In de kijker


Social economy

Ghent designer Soraya Wancour founded the Studio AMA fashion label with a clear objective in mind: to make the fashion industry more sustainable and social. Her circular fashion collection, made from textile waste, is produced in custom manufacturing businesses.

With her Studio AMA ethical fashion label, Soraya Wancour wants to create a counterbalance against fast fashion: low-cost clothing produced at high speed in poor working conditions. “I make responsible fashion which is as sustainable as possible.”

Residual waste

The textile and fashion industries are often still lacking sustainability. Waste, poor working conditions, many parcels flying back and forth, etc. Ms Wancour sought and found an answer. “I want to offer my customers transparency. Accordingly, I only use residual waste from the local textile industry. My new range of sweaters, for instance, is made entirely from mattress covers.”, says the designer. “I don’t package my items either and they don’t have a label sewn in. What’s more, I try to avoid residual waste myself by using up as much fabric as possible.”

Demand-driven approach

Ms Wancour makes a conscious choice in favour of giving the circular story a social interpretation as well. She has her collection made up invariably by custom manufacturing businesses. Her sweaters are made at vzw Zonnehoeve [not-for-profit association], near Ghent. That custom manufacturing business has its own textile department with fully equipped machines, ready for use producing high-quality sweaters.

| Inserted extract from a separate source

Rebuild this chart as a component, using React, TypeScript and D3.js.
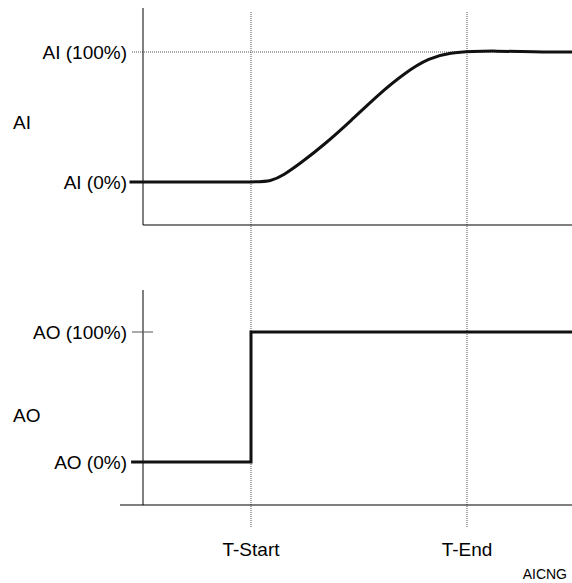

“Our collaboration runs very smoothly, even though it is something of a quest for both sides. At vzw Zonnehoeve they listen to my wishes and they look for customised solutions together constructively. This demand-driven approach is necessary too. Studio AMA works in each case with a limited-run clothing range. This small-scale production was rather an atypical assignment, different from processing large volumes in a short timeframe. Nonetheless, I still felt we were on the same wavelength. Since then it has become interactive. I consult with them about the possibilities and they give me feedback. I take this feedback onboard when selecting materials or creating new designs.”

“The same product keeps recurring, but made up in different fabric. For each product that is launched, there is a start-up period, in which optimal quality solutions are sought. Getting this right involves work. My orders are small: this is also because I’m a start-up. I ask for a complete product, not just a small item in the chain, something that is somewhat more common in custom manufacturing.”

Growth process

Making up high-quality clothing was something new for the vzw Zonnehoeve custom workers. They did have relevant experience with stitching and cutting fabrics, producing cherry pit pillows for example. To make the transition to the new product, they were able to rely on optimal support from their coach. “She has a good understanding of the strengths and weaknesses of each employee. She is able to match the supply and demand of skills perfectly. This gives the custom workers an opportunity to learn, stimulating their personal growth. A significant consideration to strengthen our collaboration towards the future as well”, according to Ms Wancour.

Short supply chain

Ms Wancour has closed the short chain by going for a local custom manufacturing business once again – vzw Zonnehoeve is located at a stone’s throw from the Studio AMA atelier. Would you like to discuss a production line? Pick up a sample? The young designer will be there on her bike in no time. Sustainable, socially responsible and local fashion – Studio AMA’s success shows it can be done.

“A short supply chain means that there are no intermediate links, no dealers in residual fractions, no reps or boutiques, all of whom want their slice of the cake, which means the price of the product goes through the roof. A short supply chain does not relate per se to physical distance. It is more a matter of the road a product has travelled and all those whose hands it has passed through. A short supply chain encourages transparency, which also ensures that products get closer to the end consumer.”

Coaching course

As a social entrepreneur, Soraya Wancour was able to rely on support from the Department of Work and Social Economy. She took part in one of the coaching courses. By means of group sessions and individual coaching, she learned how, as an entrepreneur, she would be able to approach the specific challenges in the social sector effectively. Ms Wancour: “I know how to make patterns and interpret the quality of fabrics, but running a business is much more than that. Furthermore, in the group sessions I sat around a table with people who are employed in custom manufacturing businesses. I was also given individual coaching by someone with experience in the social sector. I benefited a great deal from this coaching.”